Dressed in gold costumes and lion cub ears, Bel Aire Elementary School students rehearse their roles in ‘The Lion King Jr.’ at the Tiburon campus on March 7. (Ted McDonnell / For The Ark)
Dressed in gold costumes and lion cub ears, Bel Aire Elementary School students rehearse their roles in ‘The Lion King Jr.’ at the Tiburon campus on March 7. (Ted McDonnell / For The Ark)

Bel Aire Elementary School students will bring the African savanna roaring to life in their upcoming production of “The Lion King Jr.”

 

About 120 students across two casts — Pride Lands and Pride Rock — will perform six stagings of the show March 24-28.

 

The play is adapted for younger performers from the long-running Tony Award-winning Broadway musical, which debuted in 1997 and is itself based on the popular 1994 animated Disney film.

 

The story follows Simba, the lion cub in line to rule the Pride Lands. Young Simba is forced to flee into exile after his father, Mufasa, is killed in a stampede orchestrated by his villainous uncle, Scar, in an attempt to seize the throne.
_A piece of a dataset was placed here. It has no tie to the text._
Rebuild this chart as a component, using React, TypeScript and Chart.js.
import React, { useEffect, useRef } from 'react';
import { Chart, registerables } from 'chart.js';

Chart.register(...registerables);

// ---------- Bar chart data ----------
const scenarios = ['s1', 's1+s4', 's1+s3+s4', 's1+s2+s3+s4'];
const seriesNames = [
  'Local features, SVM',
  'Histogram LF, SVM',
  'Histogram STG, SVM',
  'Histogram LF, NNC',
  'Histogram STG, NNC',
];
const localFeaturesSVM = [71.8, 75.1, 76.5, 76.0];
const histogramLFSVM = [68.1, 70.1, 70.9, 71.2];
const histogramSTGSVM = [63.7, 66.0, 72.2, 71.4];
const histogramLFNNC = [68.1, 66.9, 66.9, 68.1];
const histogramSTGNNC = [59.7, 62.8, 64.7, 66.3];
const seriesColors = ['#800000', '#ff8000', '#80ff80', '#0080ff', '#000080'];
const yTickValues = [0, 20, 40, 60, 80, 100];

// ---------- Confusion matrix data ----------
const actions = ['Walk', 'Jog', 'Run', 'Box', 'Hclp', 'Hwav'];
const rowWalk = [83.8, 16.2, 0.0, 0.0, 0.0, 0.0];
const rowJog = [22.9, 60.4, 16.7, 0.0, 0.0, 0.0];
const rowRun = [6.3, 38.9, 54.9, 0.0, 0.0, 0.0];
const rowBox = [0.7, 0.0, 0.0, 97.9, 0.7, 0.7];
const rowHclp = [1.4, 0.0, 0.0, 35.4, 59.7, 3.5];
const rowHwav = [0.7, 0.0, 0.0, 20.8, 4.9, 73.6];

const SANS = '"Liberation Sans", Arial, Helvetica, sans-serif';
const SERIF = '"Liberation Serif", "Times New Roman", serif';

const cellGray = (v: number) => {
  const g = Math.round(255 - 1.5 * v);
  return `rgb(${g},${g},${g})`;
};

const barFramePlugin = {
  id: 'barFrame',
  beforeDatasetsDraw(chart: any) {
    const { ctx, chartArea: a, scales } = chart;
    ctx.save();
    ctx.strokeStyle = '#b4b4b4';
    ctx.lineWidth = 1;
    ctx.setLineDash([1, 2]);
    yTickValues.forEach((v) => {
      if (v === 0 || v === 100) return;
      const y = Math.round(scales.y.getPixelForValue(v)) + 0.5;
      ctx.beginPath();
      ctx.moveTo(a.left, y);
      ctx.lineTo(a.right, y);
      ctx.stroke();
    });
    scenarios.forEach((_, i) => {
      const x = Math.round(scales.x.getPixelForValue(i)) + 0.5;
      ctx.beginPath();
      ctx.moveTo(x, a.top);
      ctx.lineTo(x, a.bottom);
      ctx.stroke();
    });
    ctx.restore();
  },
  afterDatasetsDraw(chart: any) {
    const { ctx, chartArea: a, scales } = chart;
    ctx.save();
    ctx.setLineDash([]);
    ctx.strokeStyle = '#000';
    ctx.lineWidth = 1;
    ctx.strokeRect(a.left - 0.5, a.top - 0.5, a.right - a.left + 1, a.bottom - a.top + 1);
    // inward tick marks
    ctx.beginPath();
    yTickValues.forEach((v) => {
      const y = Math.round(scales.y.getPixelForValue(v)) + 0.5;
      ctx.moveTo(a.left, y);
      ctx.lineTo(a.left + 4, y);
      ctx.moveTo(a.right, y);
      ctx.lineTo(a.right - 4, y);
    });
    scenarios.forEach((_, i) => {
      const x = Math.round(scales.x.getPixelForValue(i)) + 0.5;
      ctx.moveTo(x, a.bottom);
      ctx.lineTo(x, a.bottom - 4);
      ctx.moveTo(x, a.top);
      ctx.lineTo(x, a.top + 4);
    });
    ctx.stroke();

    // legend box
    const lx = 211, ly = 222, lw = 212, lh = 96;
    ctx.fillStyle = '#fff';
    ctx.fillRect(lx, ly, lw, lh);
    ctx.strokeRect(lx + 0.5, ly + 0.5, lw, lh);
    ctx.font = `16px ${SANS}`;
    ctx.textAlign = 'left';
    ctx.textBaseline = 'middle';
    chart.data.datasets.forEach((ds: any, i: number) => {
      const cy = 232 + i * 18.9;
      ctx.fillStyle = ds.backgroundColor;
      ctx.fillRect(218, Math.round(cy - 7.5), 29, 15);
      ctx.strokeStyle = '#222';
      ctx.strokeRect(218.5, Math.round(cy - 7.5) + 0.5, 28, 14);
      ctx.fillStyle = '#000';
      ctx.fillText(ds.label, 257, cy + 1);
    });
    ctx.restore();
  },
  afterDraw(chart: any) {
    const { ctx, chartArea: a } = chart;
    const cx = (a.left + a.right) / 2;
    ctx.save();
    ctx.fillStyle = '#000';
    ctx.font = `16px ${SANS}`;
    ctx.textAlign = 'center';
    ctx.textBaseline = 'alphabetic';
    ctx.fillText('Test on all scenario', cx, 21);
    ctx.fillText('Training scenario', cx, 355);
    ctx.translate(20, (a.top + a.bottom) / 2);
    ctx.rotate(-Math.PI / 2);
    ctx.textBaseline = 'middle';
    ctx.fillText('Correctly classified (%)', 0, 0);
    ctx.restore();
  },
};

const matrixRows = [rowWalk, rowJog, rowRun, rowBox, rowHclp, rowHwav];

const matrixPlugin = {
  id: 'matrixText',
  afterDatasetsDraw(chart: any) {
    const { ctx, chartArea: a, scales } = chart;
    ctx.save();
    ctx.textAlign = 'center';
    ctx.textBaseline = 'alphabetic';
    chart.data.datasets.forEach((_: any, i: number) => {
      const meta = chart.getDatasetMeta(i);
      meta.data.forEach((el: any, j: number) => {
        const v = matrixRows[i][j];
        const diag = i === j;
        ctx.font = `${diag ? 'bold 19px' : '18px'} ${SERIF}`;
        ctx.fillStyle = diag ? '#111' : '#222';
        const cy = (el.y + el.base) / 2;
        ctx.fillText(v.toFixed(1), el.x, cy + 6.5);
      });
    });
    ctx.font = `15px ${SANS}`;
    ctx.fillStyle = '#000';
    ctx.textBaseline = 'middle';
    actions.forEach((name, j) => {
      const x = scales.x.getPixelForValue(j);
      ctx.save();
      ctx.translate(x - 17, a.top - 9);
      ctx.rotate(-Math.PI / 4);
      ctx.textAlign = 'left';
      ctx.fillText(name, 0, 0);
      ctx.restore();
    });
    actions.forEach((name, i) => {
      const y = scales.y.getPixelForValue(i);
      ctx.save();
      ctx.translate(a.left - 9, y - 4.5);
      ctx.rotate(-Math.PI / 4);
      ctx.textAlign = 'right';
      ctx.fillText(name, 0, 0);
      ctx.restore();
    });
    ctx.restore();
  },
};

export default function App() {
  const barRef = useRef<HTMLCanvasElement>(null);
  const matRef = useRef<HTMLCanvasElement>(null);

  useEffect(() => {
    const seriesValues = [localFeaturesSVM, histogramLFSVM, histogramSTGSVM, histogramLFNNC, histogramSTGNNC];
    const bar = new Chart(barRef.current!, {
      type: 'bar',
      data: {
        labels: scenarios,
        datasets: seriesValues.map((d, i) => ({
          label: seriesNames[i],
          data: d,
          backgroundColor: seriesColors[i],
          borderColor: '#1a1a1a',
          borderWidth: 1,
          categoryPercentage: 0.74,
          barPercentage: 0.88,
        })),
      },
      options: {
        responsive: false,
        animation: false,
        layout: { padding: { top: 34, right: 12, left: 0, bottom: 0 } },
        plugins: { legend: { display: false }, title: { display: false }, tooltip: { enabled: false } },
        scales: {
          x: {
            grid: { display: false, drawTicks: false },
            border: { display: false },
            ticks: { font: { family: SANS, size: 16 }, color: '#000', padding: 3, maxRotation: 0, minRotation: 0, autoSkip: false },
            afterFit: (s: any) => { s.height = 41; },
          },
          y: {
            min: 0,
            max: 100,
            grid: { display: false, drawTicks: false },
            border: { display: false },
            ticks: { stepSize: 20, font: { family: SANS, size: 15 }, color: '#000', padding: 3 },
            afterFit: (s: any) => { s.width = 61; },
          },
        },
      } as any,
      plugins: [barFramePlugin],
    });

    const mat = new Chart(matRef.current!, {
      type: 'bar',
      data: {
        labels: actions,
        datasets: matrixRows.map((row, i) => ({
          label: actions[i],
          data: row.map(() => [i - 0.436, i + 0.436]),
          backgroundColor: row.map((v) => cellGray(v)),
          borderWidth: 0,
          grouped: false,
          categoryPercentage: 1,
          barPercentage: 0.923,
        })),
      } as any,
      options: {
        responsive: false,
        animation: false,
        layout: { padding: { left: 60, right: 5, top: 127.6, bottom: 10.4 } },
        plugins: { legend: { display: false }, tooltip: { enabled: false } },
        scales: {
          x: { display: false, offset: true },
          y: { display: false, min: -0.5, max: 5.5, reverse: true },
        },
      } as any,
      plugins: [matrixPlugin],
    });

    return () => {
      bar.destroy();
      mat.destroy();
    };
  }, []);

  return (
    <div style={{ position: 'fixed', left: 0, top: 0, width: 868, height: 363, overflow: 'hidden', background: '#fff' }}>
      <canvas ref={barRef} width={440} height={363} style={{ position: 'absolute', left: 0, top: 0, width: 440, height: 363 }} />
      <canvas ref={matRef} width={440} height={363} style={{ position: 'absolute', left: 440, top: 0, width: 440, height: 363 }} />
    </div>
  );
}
As Simba grows up, he returns to his homeland with friends Timon and Pumbaa in tow to rescue the Pride Lands from Scar’s tyrannical rule and fulfill his destiny as the rightful heir to the throne.

 

For many Bel Aire students — all of whom were born some two decades after the movie premiered — the play served as their introduction to the classic tale.